▸ REQUIREMENTS
Check each line of the listing below for the string "React", and copy the ones that have it.

▸ PROVIDED MATERIAL
===
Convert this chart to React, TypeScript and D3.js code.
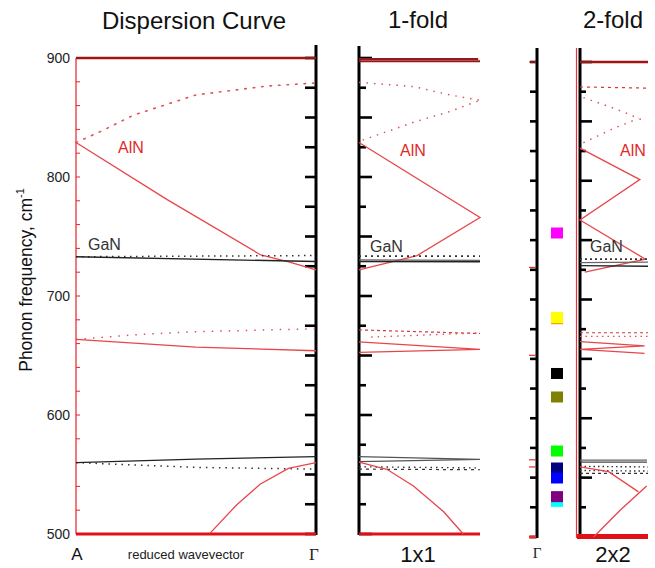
import React from "react";
import * as d3 from "d3";

type P = [number, number];

// ---------- Panel 1: dispersion curve, t = 0 at A, 1 at Γ ----------
const alnUpperDotted: P[] = [[0, 829], [0.1, 838], [0.24, 852], [0.5, 869], [0.8, 876.5], [1, 879]];
const alnUpperSolid: P[] = [[0, 829], [0.38, 781], [0.77, 734.5], [0.89, 728.5], [1, 722]];
const ganUpperSolid: P[] = [[0, 733], [1, 729]];
const ganUpperDotted: P[] = [[0, 733], [1, 734]];
const alnMidSolid: P[] = [[0, 663.5], [0.5, 657], [1, 654]];
const alnMidDotted: P[] = [[0, 663.5], [0.25, 667.5], [0.5, 670], [1, 672.5]];
const ganLowSolid: P[] = [[0, 560], [0.5, 563], [1, 565]];
const ganLowDotted: P[] = [[0, 560], [0.5, 556], [1, 554.5]];
const alnLowSolid: P[] = [[0.558, 500.5], [0.669, 524.4], [0.767, 541.8], [0.885, 555.2], [1, 560]];

// ---------- Panel 2: 1-fold (1x1) ----------
const f1TopLines = [899.2, 897.2];
const f1AlnDotA: P[] = [[0, 879.5], [0.45, 876], [0.75, 869], [1, 864.5]];
const f1AlnDotB: P[] = [[0.03, 831], [0.45, 846], [0.75, 855], [1, 864.5]];
const f1AlnSolid: P[] = [[0, 829], [1, 766], [0.48, 734], [0, 722]];
const f1GanDotted: P[] = [[0, 733.5], [1, 733.5]];
const f1GanSolidA: P[] = [[0, 730.3], [1, 730]];
const f1GanSolidB: P[] = [[0, 729], [1, 728.8]];
const f1MidDashed: P[] = [[0, 671.5], [1, 668.5]];
const f1MidDotted: P[] = [[0.1, 665.5], [1, 669]];
const f1MidSolid: P[] = [[0, 661.5], [1, 655.2], [0, 652.7]];
const f1LowSolid: P[] = [[0, 565], [1, 562.7], [0, 560.8]];
const f1LowDotted: P[] = [[0, 556.5], [1, 555.5]];
const f1LowDashed: P[] = [[0, 554.5], [1, 554]];
const f1LowRed: P[] = [[0, 560.5], [0.23, 554.4], [0.45, 540.3], [0.7, 518.7], [0.862, 500]];

// ---------- Panel 4: 2-fold (2x2) ----------
const f2Dashed: P[] = [[0, 879], [1, 878]];
const f2DotA: P[] = [[0.05, 870], [0.3, 865], [0.5, 861], [0.7, 856.5], [0.86, 852.5], [0.97, 849.5]];
const f2DotB: P[] = [[0.05, 832], [0.29, 838.5], [0.49, 844], [0.69, 848.5], [0.86, 852.5]];
const f2AlnSolid: P[] = [[0, 827.5], [0.88, 801], [0, 767], [0.96, 734], [0.07, 723]];
const f2GanDotted: P[] = [[0, 734], [1, 734]];
const f2GanSolidA: P[] = [[0, 731], [1, 731.5]];
const f2GanSolidB: P[] = [[0, 728.5], [1, 728]];
const f2MidDashed: P[] = [[0, 672], [1, 672]];
const f2MidDotted: P[] = [[0, 669], [1, 669]];
const f2MidSolid: P[] = [[0, 664.6], [0.95, 661], [0, 658], [0.95, 654.6]];
const f2LowSolidA: P[] = [[0, 564.7], [0.985, 564.7]];
const f2LowSolidB: P[] = [[0, 563], [0.985, 563]];
const f2LowDotA: P[] = [[0, 559.5], [1, 559]];
const f2LowDotB: P[] = [[0, 556], [1, 555.5]];
const f2LowDashed: P[] = [[0, 553.5], [1, 553.5]];
const f2LowRedA: P[] = [[0, 559], [0.42, 555], [0.86, 538]];
const f2LowRedB: P[] = [[0.2, 500], [0.59, 522.5], [0.98, 543]];

// ---------- Γ column: mode markers ----------
const squareFreqs = [756, 683.8, 684.8, 637.7, 617.9, 572.4, 558.1, 549.7, 530, 534];
const squareColors = ["#ff00ff", "#ff9900", "#ffff00", "#000000", "#808000", "#00ff00", "#000080", "#0000ff", "#00ffff", "#800080"];
const gammaRedTicks = [900, 727, 653, 565, 559, 500];

// ---------- Axes ----------
const yTickLabels = [500, 600, 700, 800, 900];
const titles = ["Dispersion Curve", "1-fold", "2-fold"];
const bottomLabels = ["A", "reduced wavevector", "Γ", "1x1", "Γ", "2x2"];

const RED = "#e8454a";
const DOT_RED = "#e0505a";
const BLACK = "#222";
const SANS = "'Liberation Sans', Arial, sans-serif";
const SERIF = "'Liberation Serif', 'DejaVu Serif', serif";

export default function App() {
  const y1 = d3.scaleLinear().domain([500, 900]).range([534, 58]);
  const y3 = d3.scaleLinear().domain([500, 900]).range([537, 62]);
  const x1 = d3.scaleLinear().domain([0, 1]).range([76, 316]);
  const x2 = d3.scaleLinear().domain([0, 1]).range([359, 480]);
  const x4 = d3.scaleLinear().domain([0, 1]).range([580, 648]);

  const mk = (xs: d3.ScaleLinear<number, number>, ys: d3.ScaleLinear<number, number>) =>
    d3.line<P>().x((d) => xs(d[0])).y((d) => ys(d[1]));
  const l1 = mk(x1, y1);
  const l2 = mk(x2, y1);
  const l4 = mk(x4, y3);

  type S = { d: P[]; g: d3.Line<P>; c: string; w: number; dash?: string; cap?: string };
  const series: S[] = [
    // panel 1
    { d: alnUpperDotted, g: l1, c: DOT_RED, w: 1.6, dash: "1.5,7", cap: "round" },
    { d: alnUpperSolid, g: l1, c: RED, w: 1.3 },
    { d: ganUpperDotted, g: l1, c: "#333", w: 1.5, dash: "1.5,4.5" },
    { d: ganUpperSolid, g: l1, c: BLACK, w: 1.3 },
    { d: alnMidDotted, g: l1, c: DOT_RED, w: 1.5, dash: "1.5,7" },
    { d: alnMidSolid, g: l1, c: RED, w: 1.3 },
    { d: ganLowDotted, g: l1, c: "#333", w: 1.5, dash: "1.5,5" },
    { d: ganLowSolid, g: l1, c: BLACK, w: 1.3 },
    { d: alnLowSolid, g: l1, c: RED, w: 1.3 },
    // panel 2
    { d: f1AlnDotA, g: l2, c: DOT_RED, w: 1.5, dash: "1.5,6" },
    { d: f1AlnDotB, g: l2, c: DOT_RED, w: 1.5, dash: "1.5,6" },
    { d: f1AlnSolid, g: l2, c: RED, w: 1.3 },
    { d: f1GanDotted, g: l2, c: "#333", w: 1.6, dash: "2,4" },
    { d: f1GanSolidA, g: l2, c: "#666", w: 1.2 },
    { d: f1GanSolidB, g: l2, c: BLACK, w: 1.3 },
    { d: f1MidDashed, g: l2, c: "#d23a3a", w: 1.2, dash: "3,3" },
    { d: f1MidDotted, g: l2, c: DOT_RED, w: 1.3, dash: "1.5,5" },
    { d: f1MidSolid, g: l2, c: RED, w: 1.3 },
    { d: f1LowSolid, g: l2, c: "#555", w: 1.3 },
    { d: f1LowDotted, g: l2, c: "#333", w: 1.4, dash: "1.5,4" },
    { d: f1LowDashed, g: l2, c: "#333", w: 1.2, dash: "3,4" },
    { d: f1LowRed, g: l2, c: RED, w: 1.3 },
    // panel 4
    { d: f2Dashed, g: l4, c: "#d23a3a", w: 1.2, dash: "3,4" },
    { d: f2DotA, g: l4, c: DOT_RED, w: 1.5, dash: "1.5,6" },
    { d: f2DotB, g: l4, c: DOT_RED, w: 1.5, dash: "1.5,6" },
    { d: f2AlnSolid, g: l4, c: RED, w: 1.3 },
    { d: f2GanDotted, g: l4, c: "#333", w: 1.6, dash: "2,3" },
    { d: f2GanSolidA, g: l4, c: "#666", w: 1.2 },
    { d: f2GanSolidB, g: l4, c: BLACK, w: 1.3 },
    { d: f2MidDashed, g: l4, c: "#d23a3a", w: 1.2, dash: "3,3" },
    { d: f2MidDotted, g: l4, c: DOT_RED, w: 1.3, dash: "1.5,4" },
    { d: f2MidSolid, g: l4, c: RED, w: 1.3 },
    { d: f2LowSolidA, g: l4, c: "#666", w: 1.3 },
    { d: f2LowSolidB, g: l4, c: "#444", w: 1.2 },
    { d: f2LowDotA, g: l4, c: "#333", w: 1.4, dash: "1.5,3" },
    { d: f2LowDotB, g: l4, c: "#333", w: 1.4, dash: "1.5,3" },
    { d: f2LowDashed, g: l4, c: "#333", w: 1.2, dash: "3,3" },
    { d: f2LowRedA, g: l4, c: RED, w: 1.3 },
    { d: f2LowRedB, g: l4, c: RED, w: 1.3 },
  ];

  const ticks25 = d3.range(500, 901, 25);
  const ticks20 = d3.range(500, 901, 20);

  return (
    <svg width={655} height={568} style={{ position: "absolute", left: 0, top: 0, background: "#fff" }}>
      <rect x={0} y={0} width={655} height={568} fill="#fff" />

      {/* titles */}
      <text x={194} y={29} fontSize={24} fontFamily={SANS} fill="#111" textAnchor="middle">{titles[0]}</text>
      <text x={418} y={28} fontSize={24} fontFamily={SANS} fill="#111" textAnchor="middle">{titles[1]}</text>
      <text x={613} y={28} fontSize={24} fontFamily={SANS} fill="#111" textAnchor="middle">{titles[2]}</text>

      {/* y axis label */}
      <text transform="translate(32,280) rotate(-90)" fontSize={17.5} fontFamily={SANS} fill="#111" textAnchor="middle">
        Phonon frequency, cm<tspan fontSize={11} dy={-8}>-1</tspan>
      </text>

      {/* ---- Panel 1 frame ---- */}
      <line x1={76} x2={76} y1={y1(900)} y2={y1(500)} stroke="#e8202a" strokeWidth={1.2} />
      {ticks20.map((t) => (
        <line key={"lt" + t} x1={76} x2={80} y1={y1(t)} y2={y1(t)} stroke="#e8202a" strokeWidth={1} />
      ))}
      {yTickLabels.map((t) => (
        <text key={"yl" + t} x={70} y={y1(t)} dy="0.36em" fontSize={14} fontFamily={SANS} fill="#222" textAnchor="end">{t}</text>
      ))}
      <line x1={316} x2={316} y1={45} y2={535} stroke="#000" strokeWidth={3} />
      {ticks25.map((t) => (
        <line key={"rt" + t} x1={305} x2={316} y1={y1(t)} y2={y1(t)} stroke="#000" strokeWidth={2.6} />
      ))}

      {/* ---- Panel 2 frame ---- */}
      <line x1={359} x2={359} y1={46} y2={535} stroke="#000" strokeWidth={3} />
      {ticks25.map((t) => (
        <line key={"p2t" + t} x1={359} x2={t % 50 === 0 ? 372 : 366} y1={y1(t)} y2={y1(t)} stroke="#000" strokeWidth={2.6} />
      ))}

      {/* ---- Γ column frame ---- */}
      <line x1={537} x2={537} y1={48} y2={538} stroke="#000" strokeWidth={3} />
      {ticks25.map((t) => (
        <line key={"gt" + t} x1={530} x2={537} y1={y3(t)} y2={y3(t)} stroke="#000" strokeWidth={2.6} />
      ))}
      {gammaRedTicks.map((t) => (
        <line key={"grt" + t} x1={529} x2={536} y1={y3(t)} y2={y3(t)} stroke="#e03030" strokeWidth={t === 500 ? 3 : 1.2} />
      ))}

      {/* ---- Panel 4 frame ---- */}
      <line x1={576.5} x2={576.5} y1={48} y2={538} stroke="#e8303a" strokeWidth={1.2} />
      <line x1={580} x2={580} y1={48} y2={538} stroke="#000" strokeWidth={3} />
      {ticks25.map((t) => (
        <line key={"p4t" + t} x1={580} x2={t % 50 === 0 ? 592 : 586} y1={y3(t)} y2={y3(t)} stroke="#000" strokeWidth={2.6} />
      ))}

      {/* boundary lines at 900 and 500 */}
      <line x1={x1(0)} x2={x1(1)} y1={y1(900)} y2={y1(900)} stroke="#a01414" strokeWidth={2.6} />
      <line x1={x1(0)} x2={x1(1)} y1={y1(500)} y2={y1(500)} stroke="#e01018" strokeWidth={3} />
      {f1TopLines.map((v, i) => (
        <line key={"f1top" + i} x1={x2(0)} x2={x2(i === 0 ? 0.985 : 1)} y1={y1(v)} y2={y1(v)} stroke="#961818" strokeWidth={2} />
      ))}
      <line x1={x2(0)} x2={x2(1)} y1={y1(500)} y2={y1(500)} stroke="#e01018" strokeWidth={3} />
      <line x1={x4(0)} x2={x4(1)} y1={y3(900)} y2={y3(900)} stroke="#a01414" strokeWidth={2.4} />
      <line x1={577} x2={x4(1)} y1={y3(500) - 0.5} y2={y3(500) - 0.5} stroke="#e01018" strokeWidth={5} />

      {/* curves */}
      {series.map((s, i) => (
        <path key={"s" + i} d={s.g(s.d) || ""} fill="none" stroke={s.c} strokeWidth={s.w}
          strokeDasharray={s.dash} strokeLinecap={(s.cap as any) || "butt"} />
      ))}

      {/* Γ markers */}
      {squareFreqs.map((f, i) => (
        <rect key={"sq" + i} x={551} y={y3(f) - 5.5} width={12} height={11} fill={squareColors[i]} />
      ))}

      {/* labels inside panels */}
      <text x={118} y={153} fontSize={16} fontFamily={SANS} fill="#e02a2a">AlN</text>
      <text x={88} y={250} fontSize={16} fontFamily={SANS} fill="#333">GaN</text>
      <text x={400} y={156} fontSize={16} fontFamily={SANS} fill="#e02a2a">AlN</text>
      <text x={370} y={252} fontSize={16} fontFamily={SANS} fill="#333">GaN</text>
      <text x={620} y={156} fontSize={16} fontFamily={SANS} fill="#e02a2a">AlN</text>
      <text x={590} y={252} fontSize={16} fontFamily={SANS} fill="#333">GaN</text>

      {/* bottom labels */}
      <text x={77} y={560} fontSize={17} fontFamily={SANS} fill="#111" textAnchor="middle">{bottomLabels[0]}</text>
      <text x={186} y={559} fontSize={13} fontFamily={SANS} fill="#222" textAnchor="middle">{bottomLabels[1]}</text>
      <text x={314} y={560} fontSize={17} fontFamily={SERIF} fill="#222" textAnchor="middle">{bottomLabels[2]}</text>
      <text x={418} y={562} fontSize={22} fontFamily={SANS} fill="#111" textAnchor="middle">{bottomLabels[3]}</text>
      <text x={537} y={558} fontSize={15} fontFamily={SERIF} fill="#222" textAnchor="middle">{bottomLabels[4]}</text>
      <text x={613} y={562} fontSize={22} fontFamily={SANS} fill="#111" textAnchor="middle">{bottomLabels[5]}</text>
    </svg>
  );
}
===
▸ PROBLEM SOLUTION
Convert this chart to React, TypeScript and D3.js code.
import React from "react";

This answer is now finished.